DIRECTIONS: Write out again, word for word, the lines below from the line that holds "Rebuild this chart" through the line that holds "trend(ax2, yield_stress, green_line)", omitting pictures.

BEGIN RAW DATA

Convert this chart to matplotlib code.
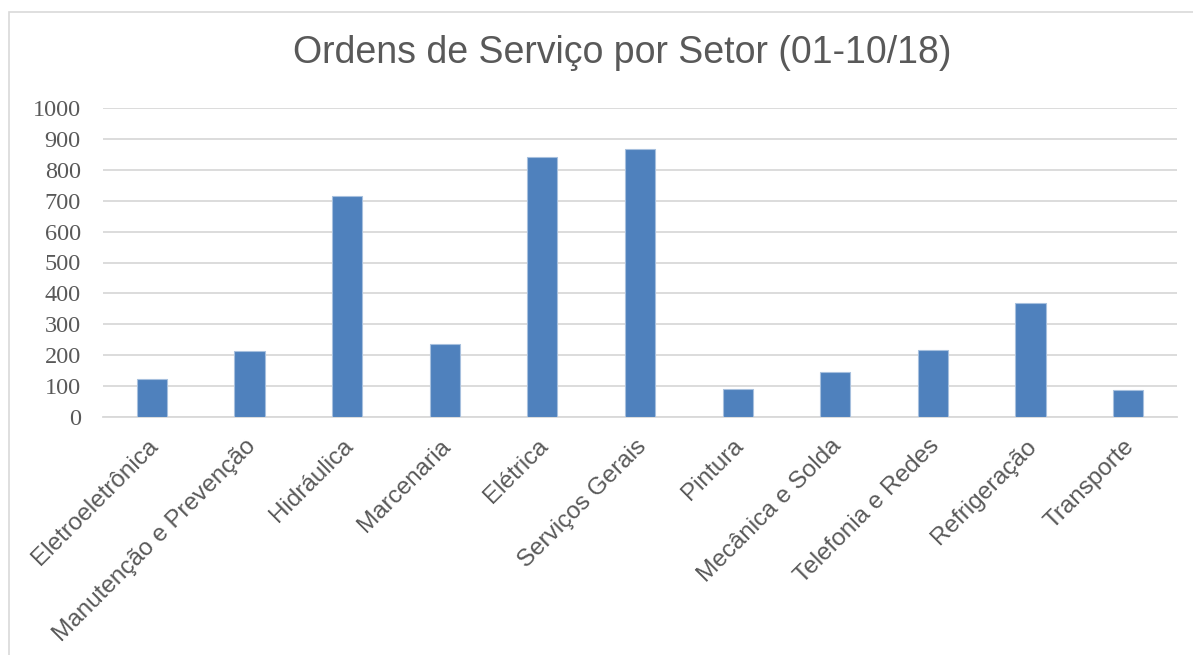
import numpy as np
import matplotlib.pyplot as plt
import matplotlib.transforms as mtrans
from matplotlib.patches import Rectangle

# Ordens de servico por setor
setores = ["Eletroeletrônica", "Manutenção e Prevenção", "Hidráulica", "Marcenaria",
           "Elétrica", "Serviços Gerais", "Pintura", "Mecânica e Solda",
           "Telefonia e Redes", "Refrigeração", "Transporte"]
ordens = [123, 215, 715, 237, 841, 868, 89, 146, 218, 368, 87]
yticks = [0, 100, 200, 300, 400, 500, 600, 700, 800, 900, 1000]

W, H = 1193, 655
fig = plt.figure(figsize=(W / 100, H / 100), dpi=100)
fig.patch.set_facecolor("white")

# chart border (cropped at right / bottom)
fig.patches.append(Rectangle((9 / W, -0.1), 1.2, 1 - 12 / H + 0.1, transform=fig.transFigure,
                             fill=False, edgecolor="#d9d9d9", linewidth=1.2))

ax = fig.add_axes([103 / W, 1 - 417 / H, (1177 - 103) / W, (417 - 108) / H])
x = np.arange(len(setores))
ax.bar(x, ordens, width=0.31, color="#4f81bd", edgecolor="#a7c0de", linewidth=0.8, zorder=3)

ax.set_xlim(-0.5, len(setores) - 0.5)
ax.set_ylim(0, 1000)
ax.set_yticks(yticks)
ax.set_yticklabels([str(v) for v in yticks], family="Liberation Serif", fontsize=17.5, color="#595959")
ax.set_xticks(x)
ax.set_xticklabels(setores, rotation=45, ha="right", rotation_mode="anchor",
                   family="Liberation Sans", fontsize=17.5, color="#595959")
ax.tick_params(axis="both", length=0)
ax.tick_params(axis="y", pad=16)
ax.tick_params(axis="x", pad=8)

# nudge the rotated labels a little down/left
shift = mtrans.ScaledTranslation(-5 / 100, -7 / 100, fig.dpi_scale_trans)
for lbl in ax.get_xticklabels():
    lbl.set_transform(lbl.get_transform() + shift)

ax.grid(axis="y", color="#d9d9d9", linewidth=1.3, zorder=0)
for s in ["top", "right", "left"]:
    ax.spines[s].set_visible(False)
ax.spines["bottom"].set_color("#d9d9d9")
ax.spines["bottom"].set_linewidth(1.3)

fig.text(622 / W, 1 - 53 / H, "Ordens de Serviço por Setor (01-10/18)", ha="center", va="center",
         family="Liberation Sans", fontsize=27, color="#595959")

fig.savefig("out.png", dpi=100)
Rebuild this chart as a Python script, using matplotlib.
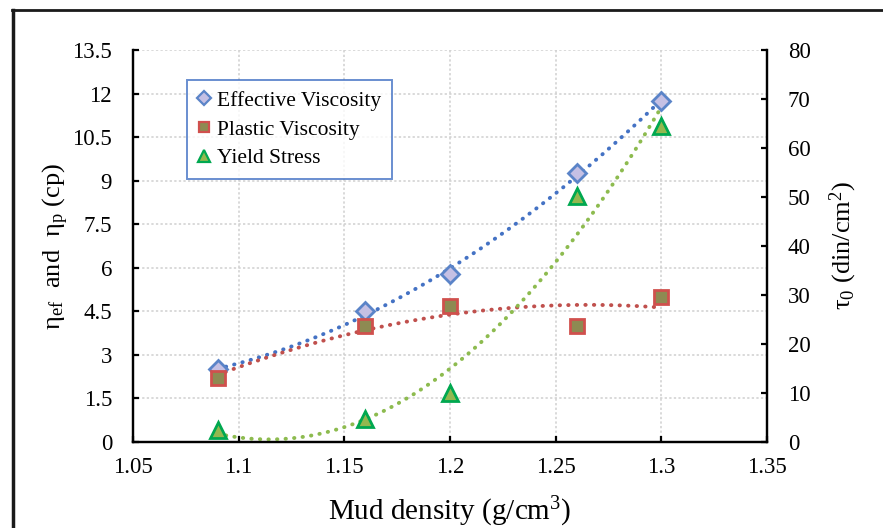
import numpy as np
import matplotlib
matplotlib.use('Agg')
import matplotlib.pyplot as plt
from matplotlib.lines import Line2D

plt.rcParams['font.family'] = ['Liberation Serif', 'DejaVu Serif']
plt.rcParams['mathtext.fontset'] = 'custom'
plt.rcParams['mathtext.rm'] = 'Liberation Serif'
plt.rcParams['mathtext.it'] = 'Liberation Serif:italic'

# data
density = [1.09, 1.16, 1.20, 1.26, 1.30]
effective_visc = [2.5, 4.5, 5.8, 9.25, 11.75]
plastic_visc = [2.2, 4.0, 4.7, 4.0, 5.0]
yield_stress = [2.5, 4.7, 10.0, 50.2, 64.5]

x_ticks = [1.05, 1.1, 1.15, 1.2, 1.25, 1.3, 1.35]
left_ticks = [0, 1.5, 3, 4.5, 6, 7.5, 9, 10.5, 12, 13.5]
right_ticks = [0, 10, 20, 30, 40, 50, 60, 70, 80]

blue_line, red_line, green_line = '#4472C4', '#C0504D', '#8DBB4F'

fig = plt.figure(figsize=(8.83, 5.28), dpi=100)
ax = fig.add_axes([0.1506, 0.1629, 0.7180, 0.7424])
ax2 = ax.twinx()

dot = dict(linestyle=(0, (0.1, 2.1)), dash_capstyle='round', linewidth=2.8)


def trend(axis, y, color):
    # second order polynomial trendline, like the spreadsheet one
    coef = np.polyfit(density, y, 2)
    xs = np.linspace(min(density), max(density), 200)
    axis.plot(xs, np.polyval(coef, xs), color=color, zorder=2, **dot)


trend(ax, effective_visc, blue_line)
trend(ax, plastic_visc, red_line)
trend(ax2, yield_stress, green_line)

ax.plot(density, effective_visc, linestyle='none', marker='D', markersize=9.5,
        markerfacecolor='#C5C0E4', markeredgecolor='#5B84C8', markeredgewidth=2, zorder=3)
ax.plot(density, plastic_visc, linestyle='none', marker='s', markersize=10,
        markerfacecolor='#8E8A52', markeredgecolor='#D0504D', markeredgewidth=2, zorder=3)
ax2.plot(density, yield_stress, linestyle='none', marker='^', markersize=11.5,
         markerfacecolor='#93B84F', markeredgecolor='#00A850', markeredgewidth=2, zorder=3)

ax.set_xlim(1.05, 1.35)
ax.set_ylim(0, 13.5)
ax2.set_ylim(0, 80)
ax.set_xticks(x_ticks)
ax.set_xticklabels(['1.05', '1.1', '1.15', '1.2', '1.25', '1.3', '1.35'])
ax.set_yticks(left_ticks)
ax.set_yticklabels(['0', '1.5', '3', '4.5', '6', '7.5', '9', '10.5', '12', '13.5'])
ax2.set_yticks(right_ticks)

ax.grid(True, color='#D0D0D0', linestyle=(0, (1.5, 1.5)), linewidth=1.1)
ax.set_axisbelow(True)

for a in (ax, ax2):
    a.spines['top'].set_visible(False)
    for s in ('left', 'right', 'bottom'):
        a.spines[s].set_linewidth(1.6)
ax.tick_params(axis='both', direction='in', length=4, width=1.6, labelsize=16.5)
ax.tick_params(axis='y', pad=15)
ax.tick_params(axis='x', pad=11)
ax2.tick_params(axis='y', direction='in', length=4, width=1.6, labelsize=16.5, pad=15)

ax.set_xlabel('Mud density (g/cm$\\mathregular{^3}$)', fontsize=21)
ax.set_ylabel('$\\mathregular{\\eta_{ef}}$  and  $\\mathregular{\\eta_p}$ (cp)', fontsize=19)
ax2.set_ylabel('$\\mathregular{\\tau_0}$ (din/cm$\\mathregular{^2}$)', fontsize=19)
ax.xaxis.set_label_coords(0.5, -0.135)
ax.yaxis.set_label_coords(-0.097, 0.5)
ax2.yaxis.set_label_coords(1.096, 0.5)

handles = [
    Line2D([], [], linestyle='none', marker='D', markersize=7, markerfacecolor='#C5C0E4',
           markeredgecolor='#5B84C8', markeredgewidth=1.6, label='Effective Viscosity'),
    Line2D([], [], linestyle='none', marker='s', markersize=7.5, markerfacecolor='#8E8A52',
           markeredgecolor='#D0504D', markeredgewidth=1.6, label='Plastic Viscosity'),
    Line2D([], [], linestyle='none', marker='^', markersize=8.5, markerfacecolor='#93B84F',
           markeredgecolor='#00A850', markeredgewidth=1.6, label='Yield Stress'),
]
leg = ax2.legend(handles=handles, loc='upper left', bbox_to_anchor=(0.085, 0.923),
                 borderaxespad=0, fontsize=15.5, frameon=True, fancybox=False,
                 handlelength=0.6, handletextpad=0.3, borderpad=0.5, labelspacing=0.4)
leg.get_frame().set_edgecolor('#4472C4')
leg.get_frame().set_linewidth(1.4)

# outer chart border (partly cropped in the reference)
fig.add_artist(Line2D([13 / 883, 13 / 883], [0, 518 / 528], color='#1a1a1a', linewidth=2.5))
fig.add_artist(Line2D([12 / 883, 1], [518 / 528, 518 / 528], color='#1a1a1a', linewidth=2.0))

fig.savefig('out.png', dpi=100)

END RAW DATA

COMPLETE RESPONSE:
Rebuild this chart as a Python script, using matplotlib.
import numpy as np
import matplotlib
matplotlib.use('Agg')
import matplotlib.pyplot as plt
from matplotlib.lines import Line2D

plt.rcParams['font.family'] = ['Liberation Serif', 'DejaVu Serif']
plt.rcParams['mathtext.fontset'] = 'custom'
plt.rcParams['mathtext.rm'] = 'Liberation Serif'
plt.rcParams['mathtext.it'] = 'Liberation Serif:italic'

# data
density = [1.09, 1.16, 1.20, 1.26, 1.30]
effective_visc = [2.5, 4.5, 5.8, 9.25, 11.75]
plastic_visc = [2.2, 4.0, 4.7, 4.0, 5.0]
yield_stress = [2.5, 4.7, 10.0, 50.2, 64.5]

x_ticks = [1.05, 1.1, 1.15, 1.2, 1.25, 1.3, 1.35]
left_ticks = [0, 1.5, 3, 4.5, 6, 7.5, 9, 10.5, 12, 13.5]
right_ticks = [0, 10, 20, 30, 40, 50, 60, 70, 80]

blue_line, red_line, green_line = '#4472C4', '#C0504D', '#8DBB4F'

fig = plt.figure(figsize=(8.83, 5.28), dpi=100)
ax = fig.add_axes([0.1506, 0.1629, 0.7180, 0.7424])
ax2 = ax.twinx()

dot = dict(linestyle=(0, (0.1, 2.1)), dash_capstyle='round', linewidth=2.8)


def trend(axis, y, color):
    # second order polynomial trendline, like the spreadsheet one
    coef = np.polyfit(density, y, 2)
    xs = np.linspace(min(density), max(density), 200)
    axis.plot(xs, np.polyval(coef, xs), color=color, zorder=2, **dot)


trend(ax, effective_visc, blue_line)
trend(ax, plastic_visc, red_line)
trend(ax2, yield_stress, green_line)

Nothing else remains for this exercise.